Filipino American Politics Exposes Executive Research Assumptions
Recently, I attended the inaugural Fly Pinay Leadership Summit for the LEAD Filipino Texas chapter. I’ve worked in the pro-democracy space doing research on voter turnout and opinions for about six years, and I’d never been in a room with so many Filipino Americans dedicated to civic engagement. It was a group of people who understood that Filipino Americans have had to fight—even die—for the dignity of democratic and economic inclusion in the United States. Pro-democracy researchers rarely anchor their research questions, interpretations, or recommendations around the expertise of this community.

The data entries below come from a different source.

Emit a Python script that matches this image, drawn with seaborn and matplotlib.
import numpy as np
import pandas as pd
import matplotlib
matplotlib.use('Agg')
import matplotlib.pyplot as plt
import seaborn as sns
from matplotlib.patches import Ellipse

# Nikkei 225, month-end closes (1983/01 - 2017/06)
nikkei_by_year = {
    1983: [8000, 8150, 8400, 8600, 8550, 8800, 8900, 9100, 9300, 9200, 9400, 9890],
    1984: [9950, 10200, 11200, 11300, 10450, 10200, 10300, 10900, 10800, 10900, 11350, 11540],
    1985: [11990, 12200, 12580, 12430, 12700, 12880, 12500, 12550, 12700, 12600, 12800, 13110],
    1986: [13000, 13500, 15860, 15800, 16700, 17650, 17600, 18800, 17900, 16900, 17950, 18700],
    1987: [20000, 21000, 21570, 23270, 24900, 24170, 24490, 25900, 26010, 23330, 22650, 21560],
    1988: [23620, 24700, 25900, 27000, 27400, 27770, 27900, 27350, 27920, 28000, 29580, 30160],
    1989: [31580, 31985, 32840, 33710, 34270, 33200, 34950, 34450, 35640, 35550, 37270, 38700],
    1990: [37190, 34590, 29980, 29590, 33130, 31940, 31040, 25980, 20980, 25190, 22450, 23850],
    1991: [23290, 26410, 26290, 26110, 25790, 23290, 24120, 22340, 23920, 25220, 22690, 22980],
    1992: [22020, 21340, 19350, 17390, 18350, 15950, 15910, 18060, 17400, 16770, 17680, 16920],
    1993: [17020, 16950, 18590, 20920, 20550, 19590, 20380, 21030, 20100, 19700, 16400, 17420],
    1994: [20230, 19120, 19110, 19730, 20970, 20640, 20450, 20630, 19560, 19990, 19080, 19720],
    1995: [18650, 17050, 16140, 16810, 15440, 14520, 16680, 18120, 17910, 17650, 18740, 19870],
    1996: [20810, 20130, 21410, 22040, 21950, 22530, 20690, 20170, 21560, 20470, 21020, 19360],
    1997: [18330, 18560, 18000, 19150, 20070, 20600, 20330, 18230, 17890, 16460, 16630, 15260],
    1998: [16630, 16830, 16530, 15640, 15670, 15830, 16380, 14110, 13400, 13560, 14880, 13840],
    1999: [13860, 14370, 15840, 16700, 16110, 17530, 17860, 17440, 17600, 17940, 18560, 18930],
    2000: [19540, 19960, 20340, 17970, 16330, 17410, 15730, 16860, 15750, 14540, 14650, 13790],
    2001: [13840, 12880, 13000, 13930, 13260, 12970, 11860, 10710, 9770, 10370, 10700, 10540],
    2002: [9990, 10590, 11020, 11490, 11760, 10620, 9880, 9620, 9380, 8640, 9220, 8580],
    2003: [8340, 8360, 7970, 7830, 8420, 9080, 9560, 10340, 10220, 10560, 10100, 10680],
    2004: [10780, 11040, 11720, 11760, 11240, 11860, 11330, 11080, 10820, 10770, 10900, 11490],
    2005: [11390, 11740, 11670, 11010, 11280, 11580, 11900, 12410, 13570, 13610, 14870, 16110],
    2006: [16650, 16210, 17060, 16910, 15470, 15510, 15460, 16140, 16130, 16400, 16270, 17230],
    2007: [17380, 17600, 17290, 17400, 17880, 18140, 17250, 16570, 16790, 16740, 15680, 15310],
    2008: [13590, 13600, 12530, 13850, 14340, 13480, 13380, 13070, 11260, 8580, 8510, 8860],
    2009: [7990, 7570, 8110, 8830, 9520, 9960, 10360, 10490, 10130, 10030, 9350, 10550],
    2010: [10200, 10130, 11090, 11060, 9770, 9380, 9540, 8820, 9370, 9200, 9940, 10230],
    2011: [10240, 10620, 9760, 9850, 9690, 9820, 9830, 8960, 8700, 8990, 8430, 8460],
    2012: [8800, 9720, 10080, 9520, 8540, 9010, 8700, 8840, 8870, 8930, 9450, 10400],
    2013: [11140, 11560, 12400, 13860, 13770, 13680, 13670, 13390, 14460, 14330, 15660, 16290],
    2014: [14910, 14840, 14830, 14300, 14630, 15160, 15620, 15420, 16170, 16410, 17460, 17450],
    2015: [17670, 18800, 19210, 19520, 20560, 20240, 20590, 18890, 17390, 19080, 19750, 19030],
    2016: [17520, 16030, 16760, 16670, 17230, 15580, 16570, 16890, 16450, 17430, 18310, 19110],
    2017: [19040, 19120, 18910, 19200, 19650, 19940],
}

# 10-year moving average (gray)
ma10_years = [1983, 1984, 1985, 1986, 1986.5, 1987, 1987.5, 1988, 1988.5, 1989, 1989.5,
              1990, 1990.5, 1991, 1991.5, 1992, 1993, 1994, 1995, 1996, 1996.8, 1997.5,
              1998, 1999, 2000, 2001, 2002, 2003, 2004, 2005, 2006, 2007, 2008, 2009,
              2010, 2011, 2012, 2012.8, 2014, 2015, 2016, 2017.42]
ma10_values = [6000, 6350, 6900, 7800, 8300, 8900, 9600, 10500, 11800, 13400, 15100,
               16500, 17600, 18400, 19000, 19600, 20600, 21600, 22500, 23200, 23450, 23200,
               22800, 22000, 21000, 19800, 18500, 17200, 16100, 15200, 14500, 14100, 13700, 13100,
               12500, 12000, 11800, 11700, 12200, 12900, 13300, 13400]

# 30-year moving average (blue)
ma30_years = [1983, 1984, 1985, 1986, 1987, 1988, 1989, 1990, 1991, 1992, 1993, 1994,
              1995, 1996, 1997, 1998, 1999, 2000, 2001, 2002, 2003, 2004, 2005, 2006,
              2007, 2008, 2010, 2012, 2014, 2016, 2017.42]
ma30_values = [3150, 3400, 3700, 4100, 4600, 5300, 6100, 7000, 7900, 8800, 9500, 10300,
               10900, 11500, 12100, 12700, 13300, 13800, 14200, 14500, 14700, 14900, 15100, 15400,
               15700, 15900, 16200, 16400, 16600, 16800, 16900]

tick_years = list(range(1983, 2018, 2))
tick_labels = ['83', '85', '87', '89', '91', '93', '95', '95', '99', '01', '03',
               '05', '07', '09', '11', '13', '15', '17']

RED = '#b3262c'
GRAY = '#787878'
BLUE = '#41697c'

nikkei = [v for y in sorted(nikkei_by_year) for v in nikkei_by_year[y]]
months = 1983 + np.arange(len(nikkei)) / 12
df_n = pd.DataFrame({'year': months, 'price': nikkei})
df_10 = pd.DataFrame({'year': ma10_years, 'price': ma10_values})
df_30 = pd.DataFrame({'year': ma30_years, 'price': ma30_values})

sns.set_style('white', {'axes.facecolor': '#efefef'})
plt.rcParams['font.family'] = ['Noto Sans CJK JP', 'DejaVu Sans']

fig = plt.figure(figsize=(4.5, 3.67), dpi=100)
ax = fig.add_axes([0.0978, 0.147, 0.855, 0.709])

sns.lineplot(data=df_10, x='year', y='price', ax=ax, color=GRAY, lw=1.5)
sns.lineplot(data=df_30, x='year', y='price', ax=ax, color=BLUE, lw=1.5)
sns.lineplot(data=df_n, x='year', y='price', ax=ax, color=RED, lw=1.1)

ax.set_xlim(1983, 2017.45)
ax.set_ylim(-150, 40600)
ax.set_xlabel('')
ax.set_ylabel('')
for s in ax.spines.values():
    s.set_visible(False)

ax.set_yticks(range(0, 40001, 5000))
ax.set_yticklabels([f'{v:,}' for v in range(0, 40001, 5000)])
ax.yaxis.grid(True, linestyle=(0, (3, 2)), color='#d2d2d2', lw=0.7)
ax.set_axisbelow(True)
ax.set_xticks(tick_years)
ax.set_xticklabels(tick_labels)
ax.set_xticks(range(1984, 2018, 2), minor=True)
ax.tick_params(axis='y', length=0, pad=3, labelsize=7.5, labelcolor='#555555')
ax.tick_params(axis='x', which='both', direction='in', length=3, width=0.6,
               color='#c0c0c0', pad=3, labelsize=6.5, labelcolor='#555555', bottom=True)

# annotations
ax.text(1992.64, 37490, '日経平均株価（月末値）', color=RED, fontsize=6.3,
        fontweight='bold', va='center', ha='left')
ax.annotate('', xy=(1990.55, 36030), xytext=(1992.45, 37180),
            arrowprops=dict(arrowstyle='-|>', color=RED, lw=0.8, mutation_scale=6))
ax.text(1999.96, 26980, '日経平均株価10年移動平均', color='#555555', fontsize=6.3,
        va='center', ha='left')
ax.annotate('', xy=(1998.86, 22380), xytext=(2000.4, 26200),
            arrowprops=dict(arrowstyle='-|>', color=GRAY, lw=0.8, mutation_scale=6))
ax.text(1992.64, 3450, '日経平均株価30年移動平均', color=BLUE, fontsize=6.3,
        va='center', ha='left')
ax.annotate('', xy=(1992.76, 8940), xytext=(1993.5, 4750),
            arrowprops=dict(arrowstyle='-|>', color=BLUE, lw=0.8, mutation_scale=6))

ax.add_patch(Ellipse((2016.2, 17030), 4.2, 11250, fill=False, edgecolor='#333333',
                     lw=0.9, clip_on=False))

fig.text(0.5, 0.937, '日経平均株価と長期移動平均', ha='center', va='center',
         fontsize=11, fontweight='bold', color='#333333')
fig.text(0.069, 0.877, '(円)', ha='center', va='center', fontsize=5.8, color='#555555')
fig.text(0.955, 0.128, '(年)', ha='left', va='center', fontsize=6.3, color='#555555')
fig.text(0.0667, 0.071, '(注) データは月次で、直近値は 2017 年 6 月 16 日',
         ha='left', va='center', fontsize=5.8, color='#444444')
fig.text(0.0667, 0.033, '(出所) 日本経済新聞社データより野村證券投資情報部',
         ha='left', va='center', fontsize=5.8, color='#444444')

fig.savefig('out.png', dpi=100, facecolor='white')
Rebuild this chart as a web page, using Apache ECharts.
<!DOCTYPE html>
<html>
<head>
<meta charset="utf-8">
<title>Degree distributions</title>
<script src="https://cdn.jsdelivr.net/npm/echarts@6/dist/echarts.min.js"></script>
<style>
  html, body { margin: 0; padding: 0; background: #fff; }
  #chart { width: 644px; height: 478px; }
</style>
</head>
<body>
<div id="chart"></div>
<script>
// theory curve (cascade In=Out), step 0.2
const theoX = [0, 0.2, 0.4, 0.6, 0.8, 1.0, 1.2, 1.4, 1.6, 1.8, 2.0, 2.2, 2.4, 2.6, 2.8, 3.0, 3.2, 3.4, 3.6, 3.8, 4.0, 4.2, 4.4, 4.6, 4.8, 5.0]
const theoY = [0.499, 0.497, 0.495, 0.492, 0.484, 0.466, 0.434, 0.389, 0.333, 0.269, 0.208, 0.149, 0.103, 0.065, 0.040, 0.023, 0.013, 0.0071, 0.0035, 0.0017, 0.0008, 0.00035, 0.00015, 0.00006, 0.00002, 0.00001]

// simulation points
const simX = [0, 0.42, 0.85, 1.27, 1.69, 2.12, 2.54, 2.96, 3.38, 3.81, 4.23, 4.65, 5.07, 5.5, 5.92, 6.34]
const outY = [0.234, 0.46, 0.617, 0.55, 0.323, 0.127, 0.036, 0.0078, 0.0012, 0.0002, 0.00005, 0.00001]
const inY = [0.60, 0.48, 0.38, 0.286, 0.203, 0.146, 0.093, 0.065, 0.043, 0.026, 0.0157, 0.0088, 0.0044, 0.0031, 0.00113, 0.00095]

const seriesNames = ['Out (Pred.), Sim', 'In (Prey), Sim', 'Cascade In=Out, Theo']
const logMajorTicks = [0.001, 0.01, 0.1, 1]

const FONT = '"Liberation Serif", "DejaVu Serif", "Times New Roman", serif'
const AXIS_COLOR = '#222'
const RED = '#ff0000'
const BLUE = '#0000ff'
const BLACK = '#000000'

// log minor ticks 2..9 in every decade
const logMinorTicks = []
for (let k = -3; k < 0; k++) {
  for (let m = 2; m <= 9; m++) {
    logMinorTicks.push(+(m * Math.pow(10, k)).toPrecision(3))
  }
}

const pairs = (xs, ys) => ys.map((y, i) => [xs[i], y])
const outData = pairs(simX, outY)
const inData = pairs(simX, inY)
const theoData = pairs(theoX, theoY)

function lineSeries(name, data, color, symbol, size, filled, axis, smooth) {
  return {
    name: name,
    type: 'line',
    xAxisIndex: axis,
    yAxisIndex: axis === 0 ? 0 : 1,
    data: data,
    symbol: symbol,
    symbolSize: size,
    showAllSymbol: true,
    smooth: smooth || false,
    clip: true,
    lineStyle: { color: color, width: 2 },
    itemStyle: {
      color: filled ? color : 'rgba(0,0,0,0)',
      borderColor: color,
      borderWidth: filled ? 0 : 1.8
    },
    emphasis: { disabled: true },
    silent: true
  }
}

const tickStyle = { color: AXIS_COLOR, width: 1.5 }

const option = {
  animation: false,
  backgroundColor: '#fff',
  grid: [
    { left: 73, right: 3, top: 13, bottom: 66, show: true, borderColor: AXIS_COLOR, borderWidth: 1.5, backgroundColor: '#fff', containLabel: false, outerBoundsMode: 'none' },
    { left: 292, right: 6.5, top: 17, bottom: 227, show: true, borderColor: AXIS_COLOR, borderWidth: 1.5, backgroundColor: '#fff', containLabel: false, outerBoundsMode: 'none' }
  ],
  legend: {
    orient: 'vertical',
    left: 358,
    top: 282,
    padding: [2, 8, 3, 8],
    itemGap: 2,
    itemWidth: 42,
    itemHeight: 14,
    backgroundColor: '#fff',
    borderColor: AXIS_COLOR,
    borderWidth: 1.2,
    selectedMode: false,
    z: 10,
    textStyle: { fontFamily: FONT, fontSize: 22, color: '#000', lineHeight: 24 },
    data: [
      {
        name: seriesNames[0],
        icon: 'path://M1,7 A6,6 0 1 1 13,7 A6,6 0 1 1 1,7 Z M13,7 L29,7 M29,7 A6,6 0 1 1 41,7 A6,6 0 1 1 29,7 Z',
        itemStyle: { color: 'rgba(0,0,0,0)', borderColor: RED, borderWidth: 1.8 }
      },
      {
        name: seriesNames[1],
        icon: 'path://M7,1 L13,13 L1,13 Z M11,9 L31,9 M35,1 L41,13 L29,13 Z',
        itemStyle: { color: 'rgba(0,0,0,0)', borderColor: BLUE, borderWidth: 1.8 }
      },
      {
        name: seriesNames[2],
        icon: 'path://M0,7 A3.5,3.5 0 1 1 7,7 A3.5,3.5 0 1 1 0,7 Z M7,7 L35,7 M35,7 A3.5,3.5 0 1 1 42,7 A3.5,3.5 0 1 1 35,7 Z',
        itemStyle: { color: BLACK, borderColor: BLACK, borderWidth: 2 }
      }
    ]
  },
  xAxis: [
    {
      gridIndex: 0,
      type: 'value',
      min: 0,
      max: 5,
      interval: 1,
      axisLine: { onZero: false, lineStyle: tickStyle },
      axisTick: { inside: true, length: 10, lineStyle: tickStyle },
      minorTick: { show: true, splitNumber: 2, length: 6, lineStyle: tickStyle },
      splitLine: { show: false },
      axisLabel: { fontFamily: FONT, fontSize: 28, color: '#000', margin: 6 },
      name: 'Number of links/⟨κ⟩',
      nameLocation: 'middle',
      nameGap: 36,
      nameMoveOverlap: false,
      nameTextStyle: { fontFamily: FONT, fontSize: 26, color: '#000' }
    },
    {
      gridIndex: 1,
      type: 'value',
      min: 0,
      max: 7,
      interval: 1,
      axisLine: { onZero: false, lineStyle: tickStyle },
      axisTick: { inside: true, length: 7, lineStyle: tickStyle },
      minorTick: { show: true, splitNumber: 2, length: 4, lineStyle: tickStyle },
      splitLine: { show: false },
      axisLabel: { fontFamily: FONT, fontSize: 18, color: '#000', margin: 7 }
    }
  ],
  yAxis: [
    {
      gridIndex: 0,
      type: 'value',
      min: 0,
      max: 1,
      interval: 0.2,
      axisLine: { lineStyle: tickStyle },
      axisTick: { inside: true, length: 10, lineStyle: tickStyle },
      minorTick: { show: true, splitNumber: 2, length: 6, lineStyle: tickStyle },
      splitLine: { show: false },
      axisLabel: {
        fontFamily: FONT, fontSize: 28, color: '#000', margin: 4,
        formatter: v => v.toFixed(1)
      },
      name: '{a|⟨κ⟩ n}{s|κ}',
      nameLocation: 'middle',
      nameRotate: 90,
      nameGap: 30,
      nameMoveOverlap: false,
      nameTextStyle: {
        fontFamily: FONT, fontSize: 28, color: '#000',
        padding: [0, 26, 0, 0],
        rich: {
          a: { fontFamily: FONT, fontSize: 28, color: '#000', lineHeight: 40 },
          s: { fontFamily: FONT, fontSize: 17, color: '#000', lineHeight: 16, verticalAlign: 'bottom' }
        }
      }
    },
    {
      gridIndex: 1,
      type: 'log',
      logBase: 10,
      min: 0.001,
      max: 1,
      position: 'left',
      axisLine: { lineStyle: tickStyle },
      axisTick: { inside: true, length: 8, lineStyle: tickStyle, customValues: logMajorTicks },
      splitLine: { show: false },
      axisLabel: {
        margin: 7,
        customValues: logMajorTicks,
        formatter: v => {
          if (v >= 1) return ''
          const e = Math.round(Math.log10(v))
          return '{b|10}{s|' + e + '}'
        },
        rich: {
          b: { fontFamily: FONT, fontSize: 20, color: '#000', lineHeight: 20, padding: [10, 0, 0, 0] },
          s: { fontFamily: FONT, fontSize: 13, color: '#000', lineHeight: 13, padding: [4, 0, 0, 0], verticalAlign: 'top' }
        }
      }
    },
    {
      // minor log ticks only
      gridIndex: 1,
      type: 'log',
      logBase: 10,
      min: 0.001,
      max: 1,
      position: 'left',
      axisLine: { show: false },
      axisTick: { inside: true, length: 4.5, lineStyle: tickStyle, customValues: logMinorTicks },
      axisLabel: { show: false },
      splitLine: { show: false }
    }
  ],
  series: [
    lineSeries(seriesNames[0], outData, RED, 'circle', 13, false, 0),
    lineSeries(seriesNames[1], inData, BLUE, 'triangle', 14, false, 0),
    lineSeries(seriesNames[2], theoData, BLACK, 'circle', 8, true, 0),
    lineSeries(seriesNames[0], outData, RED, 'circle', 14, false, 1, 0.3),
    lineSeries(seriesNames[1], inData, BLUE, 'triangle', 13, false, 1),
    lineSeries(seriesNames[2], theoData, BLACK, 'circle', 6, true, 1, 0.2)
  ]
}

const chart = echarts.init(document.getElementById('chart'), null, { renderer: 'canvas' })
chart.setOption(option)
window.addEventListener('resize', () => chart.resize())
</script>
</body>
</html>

Me at the LEAD Filipino Texas Fly Pinay Leadership Summit holding a workshop on Protecting Pamilya From Mis/Disinformation. I’m holding a small microphone and looking at a projection screen, and wearing black pants with a floral print, a pink vest and black t-shirt, pink eyeglasses, and a Zimi Air KN95 mask.
Just two years ago, white-led organizations urgently called on voters to “save democracy.” This call assumed that democracy was a universal condition. Democracy for Filipino Americans has never been, and is not, given.
Filipino Americans descend from people who fought against Spanish and American colonization; fought with the United States in WWII for the unfulfilled promise of citizenship; and organized labor strikes in the 1960s under the threat of white mob violence for dancing with white women. Filipino Americans were subjected to segregation from white America: bans on interracial marriage, racially restrictive covenants, and businesses that refused their patronage. Today, civic engagement groups like LEAD Filipino offer Filipinx studies curriculum to help build Filipino American political power.
When the white-led civic engagement space neglects research with and for communities that have these experiences, the ecosystem invests in messaging frameworks and mobilization tactics that assume all communities experience American democracy the same. In fact, Filipino Americans were more likely than all other Asian American groups to be very concerned about election violence and being prevented from voting in 2024. After the election, leaders across the space had to explain where we failed to “save democracy.”
Executive leadership in research organizations holds authority over the underlying assumptions in research priorities and design. Governance established before execution mitigates the risk that research is misaligned with democratic realities.